For in trying to find their answers or visualise such scenarios, we come across explanations for several mysteries of life and its plane of existence. We may find how we have got to our present state, and what our future — human and cosmic — may hold.
Introducing this collection of 55 “parallel worlds and possible futures”, Sumit Paul-Choudhury, Editor-in-Chief of popular science magazine New Scientist, admits that “these imaginary universes, separated from our own by accidents of fate, gulfs of time, or chasms of quantum weirdness may seem the stuff of daydreams…”. He, however, notes that thinking about them can amount to more than “amusing speculation”.
“These kinds of questions are valuable because they force us to abandon basic assumptions about how the universe works. That helps us to separate accidents of fate from deep truths — and can lead to answers far more intriguing than our intuition would lead us to expect,” he says.
And a galaxy of New Scientist writers, contributors as well as leading scientists, academicians and science communicators go on to dwell on a whole host of these matters, both universal and human.
The issues can range from those overarching and immutable — for instance the four fundamental forces of nature and what happens if we tinker with them (if we could, that is) — to the course our history would have taken had it been subverted — say, Nazis winning World War II or if Newton didn’t exist or Einstein was ignored.
Others relate to us on a more socially collective basis, concerning our present choices and future prospects — whether all of us going vegetarian would be helpful (the findings may come as an eye-opener to both sides of thought), to more individual in nature, in both abstract (trying to figure out the basis of consciousness — is it a state of matter?) to corporeal (can/will we exist without our bodies).
But though the issues are complex and serious, the treatment is extremely lucid, accessible and vivid — even witty where possible without trivialising the matter, to underline what a strange existence we are in — or could be in.

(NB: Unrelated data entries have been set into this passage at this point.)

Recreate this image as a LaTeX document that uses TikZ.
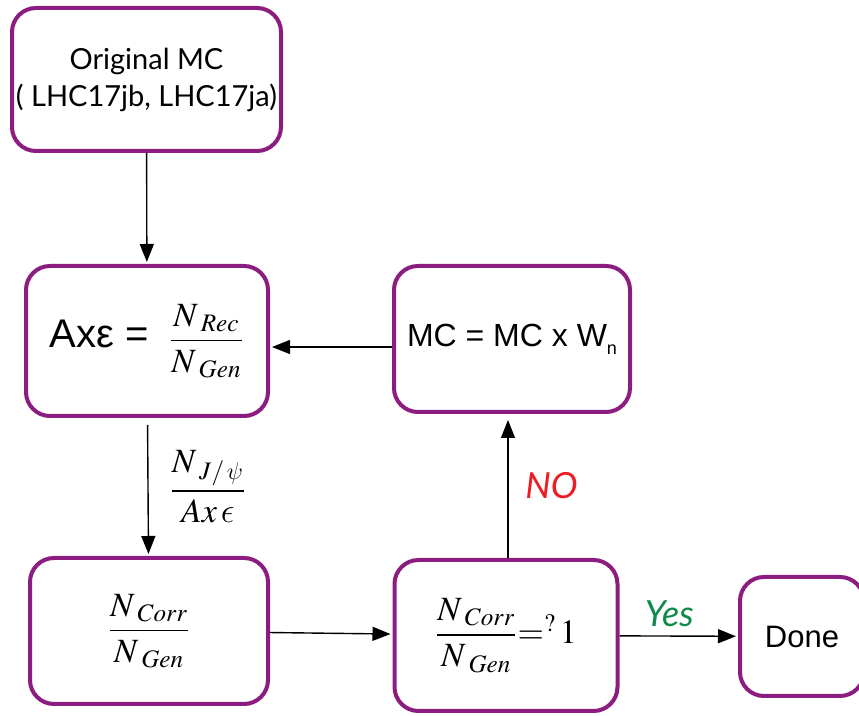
\documentclass[tikz,border=0pt]{standalone}
\usepackage{amsmath}
\usepackage{mathptmx}
\usepackage[no-math]{fontspec}
\setmainfont{Liberation Sans}
\newfontfamily\lato{Lato}
\DeclareSymbolFont{cmletters}{OML}{cmm}{m}{it}
\DeclareMathSymbol{\lunateeps}{\mathord}{cmletters}{"0F}
\DeclareMathSymbol{\slpsi}{\mathord}{cmletters}{"20}
\usetikzlibrary{arrows.meta}
\definecolor{mcpurple}{RGB}{140,29,128}
\definecolor{nored}{RGB}{236,28,36}
\definecolor{yesgreen}{RGB}{14,138,74}
\begin{document}
\begin{tikzpicture}[x=0.5pt,y=-0.5pt,
  box/.style={draw=mcpurple,line width=2pt,rounded corners=12pt,align=center,fill=white,inner sep=0pt},
  arr/.style={-{Triangle[length=9pt,width=7pt]},line width=0.7pt,shorten >=1pt},
  mathtxt/.style={font=\fontsize{17}{20}\selectfont},
  answer/.style={font=\lato\itshape\fontsize{18}{21}\selectfont}]
\useasboundingbox (0,0) rectangle (859,716);
\clip (0,0) rectangle (859,716);
\node[box,minimum width=134.5pt,minimum height=71.5pt,font=\lato\fontsize{14.5}{18.5}\selectfont] (orig) at (146.5,79.5) {Original MC\\( LHC17jb, LHC17ja)};
\node[box,minimum width=121pt,minimum height=75pt,mathtxt] (acc) at (147,341) {\raisebox{-2pt}{\fontsize{20}{23}\selectfont Axε =}\hspace{10pt}\raisebox{-3pt}{$\dfrac{N_{\;Rec}}{N_{\;Gen}}$}};
\node[box,minimum width=118pt,minimum height=73pt,font=\fontsize{16}{19}\selectfont] (upd) at (512,339) {MC = MC x W\raisebox{-4pt}{\fontsize{9}{10}\selectfont n}};
\node[box,minimum width=119pt,minimum height=73pt,mathtxt] (corr) at (149,631) {$\dfrac{N_{\;Corr}}{N_{\;Gen}}$};
\node[box,minimum width=111.5pt,minimum height=75.5pt,mathtxt] (test) at (506,635.5) {$\dfrac{N_{\;Corr}}{N_{\;Gen}}{=}^{?}\,1$};
\node[box,minimum width=62pt,minimum height=59.5pt,font=\fontsize{15.5}{18}\selectfont] (done) at (802,636.5) {Done};
\draw[arr] (orig) -- (acc);
\draw[arr] ([yshift=-4pt]upd.west) -- ([yshift=-3pt]acc.east);
\draw[arr,shorten <=3.5pt] (acc) -- (corr) node[midway,right=7pt,mathtxt] {$\dfrac{N_{\;J/\,\slpsi}}{Ax\,\lunateeps}$};
\draw[arr] (corr) -- (test);
\draw[arr,shorten >=3pt] ([xshift=1pt]test.north) -- ([xshift=1pt]test.north |- upd.south) node[midway,right=5pt,answer,text=nored] {NO};
\draw[arr] (test) -- (done) node[pos=0.42,above=1pt,answer,text=yesgreen] {Yes};
\end{tikzpicture}
\end{document}
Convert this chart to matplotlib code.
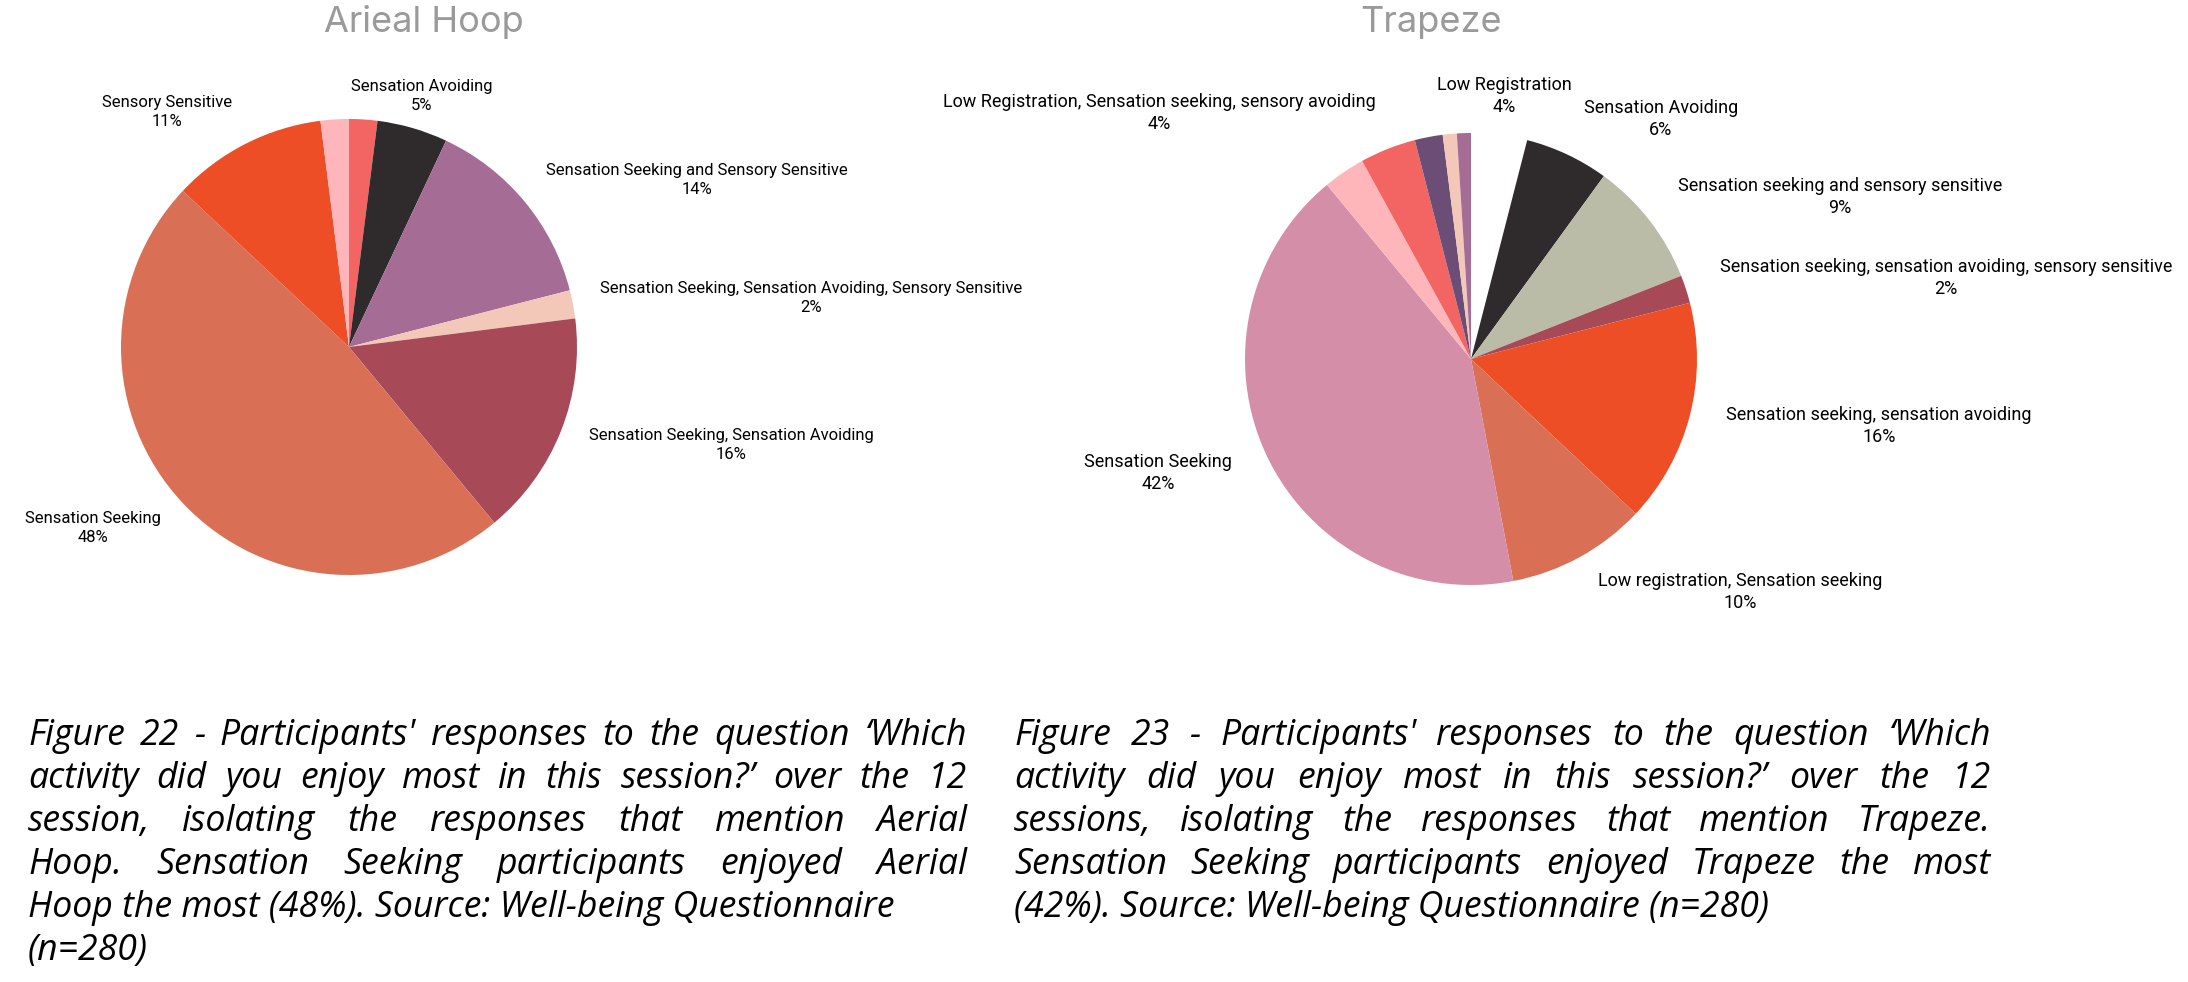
import matplotlib
matplotlib.use('Agg')
import matplotlib.pyplot as plt

# Datos: Arieal Hoop (sentido horario desde las 12)
hoop_labels = ['', 'Sensation Avoiding', 'Sensation Seeking and Sensory Sensitive',
               'Sensation Seeking, Sensation Avoiding, Sensory Sensitive',
               'Sensation Seeking, Sensation Avoiding', 'Sensation Seeking',
               'Sensory Sensitive', '']
hoop_values = [2, 5, 14, 2, 16, 48, 11, 2]
hoop_colors = ['#F26563', '#2F2B2C', '#A56C95', '#F4C8B9', '#A84958', '#D97056',
               '#EE4E25', '#FFB6BA']

# Datos: Trapeze
trap_labels = ['Low Registration', 'Sensation Avoiding', 'Sensation seeking and sensory sensitive',
               'Sensation seeking, sensation avoiding, sensory sensitive',
               'Sensation seeking, sensation avoiding', 'Low registration, Sensation seeking',
               'Sensation Seeking', '', 'Low Registration, Sensation seeking, sensory avoiding',
               '', '', '']
trap_values = [4, 6, 9, 2, 16, 10, 42, 3, 4, 2, 1, 1]
trap_colors = ['#FFFFFF', '#2F2B2C', '#BBBCA8', '#A84958', '#EE4E25', '#D97056',
               '#D58EA8', '#FFB6BA', '#F26563', '#6C4D76', '#F4C8B9', '#A56C95']

caption_left = [
    "Figure 22 - Participants' responses to the question \u2018Which",
    "activity did you enjoy most in this session?\u2019 over the 12",
    "session, isolating the responses that mention Aerial",
    "Hoop. Sensation Seeking participants enjoyed Aerial",
    "Hoop the most (48%). Source: Well-being Questionnaire",
    "(n=280)",
]
caption_right = [
    "Figure 23 - Participants' responses to the question \u2018Which",
    "activity did you enjoy most in this session?\u2019 over the 12",
    "sessions, isolating the responses that mention Trapeze.",
    "Sensation Seeking participants enjoyed Trapeze the most",
    "(42%). Source: Well-being Questionnaire (n=280)",
]

# Layout (pixeles de la imagen, y hacia abajo)
W, H = 2188, 982
hoop_pos = [None, (422, 96), (697, 180), (811, 298), (731, 445), (93, 528), (167, 112), None]
trap_pos = [(1504, 96), (1661, 119), (1840, 197), (1946, 278), (1879, 426), (1740, 592),
            (1158, 473), None, (1159, 113), None, None, None]

fig = plt.figure(figsize=(W / 100, H / 100), dpi=100)
ax = fig.add_axes([0, 0, 1, 1])


def Y(y):
    return H - y


def draw_pie(values, colors, labels, positions, center, radius, fsize):
    ax.pie(values, colors=colors, startangle=90, counterclock=False,
           center=(center[0], Y(center[1])), radius=radius,
           wedgeprops=dict(linewidth=0))
    for lab, val, pos in zip(labels, values, positions):
        if pos is None or lab == '':
            continue
        ax.text(pos[0], Y(pos[1]), f'{lab}\n{val}%', ha='center', va='center',
                multialignment='center', linespacing=1.35, fontsize=fsize,
                family=['Roboto', 'DejaVu Sans'], color='black')


draw_pie(hoop_values, hoop_colors, hoop_labels, hoop_pos, (349, 347), 228, 12)
draw_pie(trap_values, trap_colors, trap_labels, trap_pos, (1471, 359), 226, 13)

ax.text(424, Y(32), 'Arieal Hoop', ha='center', va='baseline', fontsize=26,
        family=['Inter', 'DejaVu Sans'], color='#9A9A9A')
ax.text(1431, Y(32), 'Trapeze', ha='center', va='baseline', fontsize=26,
        family=['Inter', 'DejaVu Sans'], color='#9A9A9A')


def draw_justified(lines, x0, x1, y0, step, n_just):
    kw = dict(fontsize=25.7, style='italic', family=['Open Sans', 'DejaVu Sans'], color='black')
    renderer = fig.canvas.get_renderer()
    for i, line in enumerate(lines):
        y = Y(y0 + i * step)
        if i >= n_just:
            ax.text(x0, y, line, ha='left', va='baseline', **kw)
            continue
        words = line.split(' ')
        widths = []
        for w in words:
            t = ax.text(0, 0, w, **kw)
            widths.append(t.get_window_extent(renderer).width)
            t.remove()
        gap = (x1 - x0 - sum(widths)) / (len(words) - 1)
        x = x0
        for w, wd in zip(words, widths):
            ax.text(x, y, w, ha='left', va='baseline', **kw)
            x += wd + gap


draw_justified(caption_left, 28, 967, 745, 43, 4)
draw_justified(caption_right, 1014, 1991, 745, 43, 4)

ax.set_xlim(0, W)
ax.set_ylim(0, H)
ax.set_aspect('equal')
ax.axis('off')

fig.savefig('out.png', dpi=100)
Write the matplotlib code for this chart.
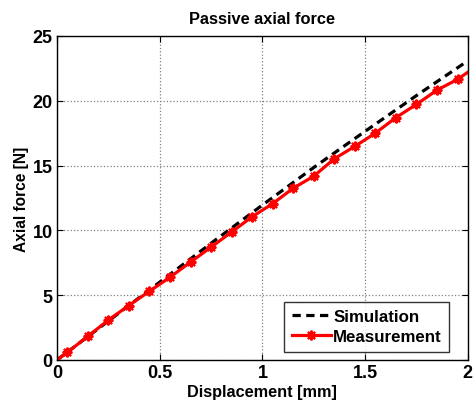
import numpy as np
import matplotlib.pyplot as plt

plt.rcParams['font.family'] = ['Liberation Sans', 'DejaVu Sans']

# simulation curve
sim_x = [0, 0.25, 0.5, 0.75, 1.0, 1.25, 1.5, 1.75, 2.0]
sim_y = [0, 3.0, 6.0, 9.0, 11.95, 14.85, 17.64, 20.4, 23.08]

# measurement points
meas_x = [0, 0.05, 0.15, 0.25, 0.35, 0.45, 0.55, 0.65, 0.75, 0.85, 0.95,
          1.05, 1.15, 1.25, 1.35, 1.45, 1.55, 1.65, 1.75, 1.85, 1.95, 2.0]
meas_y = [0, 0.58, 1.82, 3.08, 4.2, 5.3, 6.38, 7.55, 8.7, 9.87, 11.05,
          12.06, 13.25, 14.18, 15.52, 16.48, 17.5, 18.7, 19.72, 20.82, 21.65, 22.2]

fig = plt.figure(figsize=(4.73, 4.06), dpi=100)
ax = fig.add_axes([0.1205, 0.111, 0.8685, 0.798])

ax.plot(sim_x, sim_y, color='black', linestyle='--', linewidth=2.3,
        dashes=(2.6, 1.7), label='Simulation')
ax.plot(meas_x, meas_y, color='red', linewidth=2.3, marker=(8, 2, 0),
        markersize=7, markeredgewidth=1.5, markevery=list(range(1, len(meas_x) - 1)),
        label='Measurement')

ax.set_xlim(0, 2)
ax.set_ylim(0, 25)
ax.set_xticks([0, 0.5, 1, 1.5, 2])
ax.set_xticklabels(['0', '0.5', '1', '1.5', '2'])
ax.set_yticks([0, 5, 10, 15, 20, 25])
ax.grid(True, linestyle=':', color='#808080', linewidth=0.9)
ax.tick_params(direction='in', top=True, right=True, length=4,
               labelsize=13, pad=3)
for lab in ax.get_xticklabels() + ax.get_yticklabels():
    lab.set_fontweight('bold')
for s in ax.spines.values():
    s.set_linewidth(1.0)

ax.set_title('Passive axial force', fontsize=11.8, fontweight='bold', pad=9)
ax.set_xlabel('Displacement [mm]', fontsize=11.7, fontweight='bold', labelpad=2)
ax.set_ylabel('Axial force [N]', fontsize=11.2, fontweight='bold', labelpad=3)

leg = ax.legend(loc='lower right', bbox_to_anchor=(0.955, 0.025), fontsize=12.2,
                frameon=True, fancybox=False, edgecolor='black', handlelength=2.3,
                borderaxespad=0.0, handletextpad=0.15, borderpad=0.45,
                labelspacing=0.3)
leg.get_frame().set_linewidth(1.0)
for t in leg.get_texts():
    t.set_fontweight('bold')

fig.savefig('out.png', dpi=100)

Take one striking example. Physics theory postulates a multiverse, where every possible world exists and there are infinite versions of all of us. Elaborating on the possibility, one of the contributors says in this many-world interpretation, every decision he (or we) may take in this world, “creates new universes: one for each and every choice I could possibly make”. He goes on to quip there may be one where “I’ve just written a paragraph which explains that more clearly”.
On the other hand, more stunning are the explorations about a world where humans are non-existent or where they suddenly get wiped out, and a world where all life — humans, animals, plants, and microscopic organisms — disappears.
Then a view of what evidence of our life we may leave for our distant descendants is compellingly thought-provoking.
While Indians with an interest in science — rather than the spurious old “glories” and other obscurantist stuff that is being peddled at present — will find this an absorbing read, others should also read it to understand how inconsequential the issues they go virulent about — films, historical “injustices” and so on — are in the greater scheme of things.